Model Ts at St. Louis City Hall

Os Modelos T, da Ford Motor Company

St. Luis, Missouri, EUA, década de 1920

Latinstock/© corbis/Corbis (DC)

O Bancitaly, de Amadeo Peter Giannini, era agora uma poderosa instituição bancária com 115 milhões de dólares de capital. Ao contrário dos outros banqueiros, Giannini considerava sua empresa um órgão de utilidade pública, que existia apenas para servir às pessoas, e recusava-se a receber salário por seu cargo de presidente do banco.

A Casa Morgan, sob a direção de Jack Morgan, filho do falecido J. P., continuava atuando em diversos países. Em 1923 a instituição fez vultosos empréstimos para Cuba e para a Áustria, nações que corriam risco de se tornarem insolventes. Pouco depois, quando Cuba ameaçou criar impostos específicos para empresas e cidadãos americanos, Jack Morgan enviou um emissário a Havana, que conseguiu que o país desistisse das medidas. Moscou não gostou da interferência. O Kremlin declarou que o “capitalismo orquestrado por Morgan estava tentando dirigir o mundo”.

Em 1924, Frances Louise Tracy, viúva de J. Pierpont e mãe de Jack Morgan, morreu. Jack passou a ser o acionista majoritário do banco que já dirigia desde a morte do pai. Nesse ano, a Casa Morgan emprestou grandes quantias à França e ao Japão. Os Morgan eram de fato os banqueiros do mundo, papel que anos mais tarde caberia ao FMI e ao Banco Mundial.

Irving Berlin não podia se queixar da vida. Sua canção What’ll I Do?, lançada em 1924, vendeu 2 milhões de cópias em discos e partituras.
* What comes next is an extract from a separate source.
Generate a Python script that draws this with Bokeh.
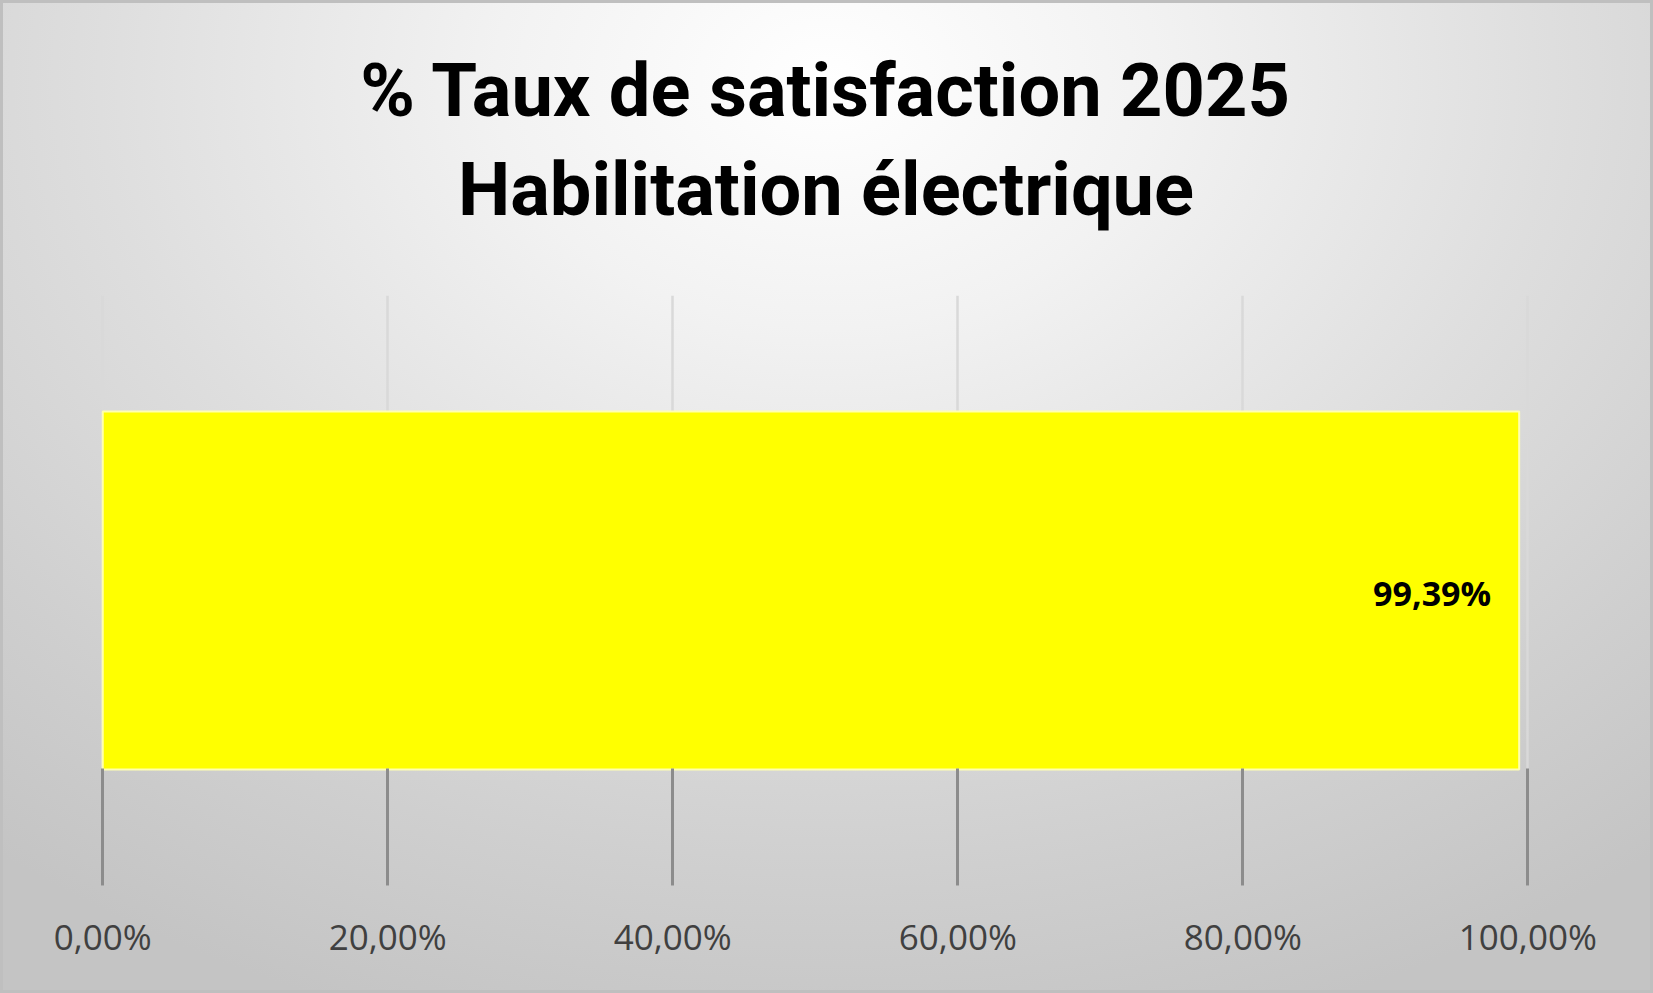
from bokeh.plotting import figure
from bokeh.models import Range1d, FactorRange, FixedTicker, Title
from bokeh.core.properties import value
from bokeh.embed import file_html
from bokeh.resources import INLINE

# ---- data ----
categories = ["Habilitation électrique"]
satisfaction = [99.39]
data_labels = ["99,39%"]
tick_values = [0, 20, 40, 60, 80, 100]
tick_labels = ["0,00%", "20,00%", "40,00%", "60,00%", "80,00%", "100,00%"]
title_lines = ["% Taux de satisfaction 2025", "Habilitation électrique"]

W, H = 1653, 993

p = figure(
    width=W, height=H,
    output_backend="svg", toolbar_location=None,
    x_range=Range1d(-5, 106.5),
    y_range=FactorRange(factors=categories),
    min_border_left=31, min_border_right=33,
    min_border_top=295, min_border_bottom=108,
)
p.styles = {
    "background": "radial-gradient(ellipse 80% 100% at 50% 8%, #ffffff 0%, #f2f2f2 25%, #dedede 55%, #cfcfcf 80%, #c4c4c4 100%)",
    "box-shadow": "inset 0 0 0 3px #bfbfbf",
}
p.background_fill_color = None
p.border_fill_color = None
p.outline_line_color = None

# titles (first added = nearest to the frame)
p.add_layout(Title(text=title_lines[1], align="center", text_font="Roboto",
                   text_font_size="74px", text_font_style="bold", text_color="#000000",
                   standoff=125), "above")
p.add_layout(Title(text=title_lines[0], align="center", text_font="Roboto",
                   text_font_size="74px", text_font_style="bold", text_color="#000000",
                   standoff=-104), "above")

p.hbar(y=categories, right=satisfaction, left=0, height=0.607,
       fill_color="#ffff00", line_color="#ffffb0", line_width=2)

p.text(x=satisfaction, y=categories, text=data_labels, text_align="right",
       text_baseline="middle", x_offset=-28, y_offset=2,
       text_font=value("Open Sans"), text_font_size="34px", text_font_style="bold",
       text_color="#000000")

# axes
p.yaxis.visible = False
p.ygrid.grid_line_color = None
p.xaxis.ticker = FixedTicker(ticks=tick_values)
p.xaxis.major_label_overrides = {t: l for t, l in zip(tick_values, tick_labels)}
p.xaxis.axis_line_color = None
p.xaxis.minor_tick_line_color = None
p.xaxis.major_tick_in = 117
p.xaxis.major_tick_out = 0
p.xaxis.major_tick_line_color = "#8c8c8c"
p.xaxis.major_tick_line_width = 3
p.xaxis.major_label_standoff = 27
p.xaxis.major_label_text_font = "Open Sans"
p.xaxis.major_label_text_font_size = "35px"
p.xaxis.major_label_text_color = "#404040"
p.xgrid.ticker = FixedTicker(ticks=tick_values)
p.xgrid.grid_line_color = "#d9d9d9"
p.xgrid.grid_line_width = 2.5

open("out.html", "w").write(file_html(p, INLINE))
As ondas de rádio enviavam What’ll I Do? para todas as cidades de costa a costa, assim como as músicas compostas anteriormente por Berlin.

A prosperidade dos Estados Unidos parecia não conhecer limites, para grande regozijo dos especuladores. Eles agora deixavam um pouco de lado o mercado de ações para investir num boom imobiliário que germinava na Flórida. Os preços dos terrenos, que podiam ser comprados com entradas módicas de até 10%, não raro triplicavam ou quadruplicavam em poucos meses.

“Alavancagem” voltava a ser a palavra mágica, a chave da riqueza fácil e quase instantânea.

Deus abençoe a América era o título da música guardada e esquecida no fundo do baú da casa de Irving Berlin em Nova York.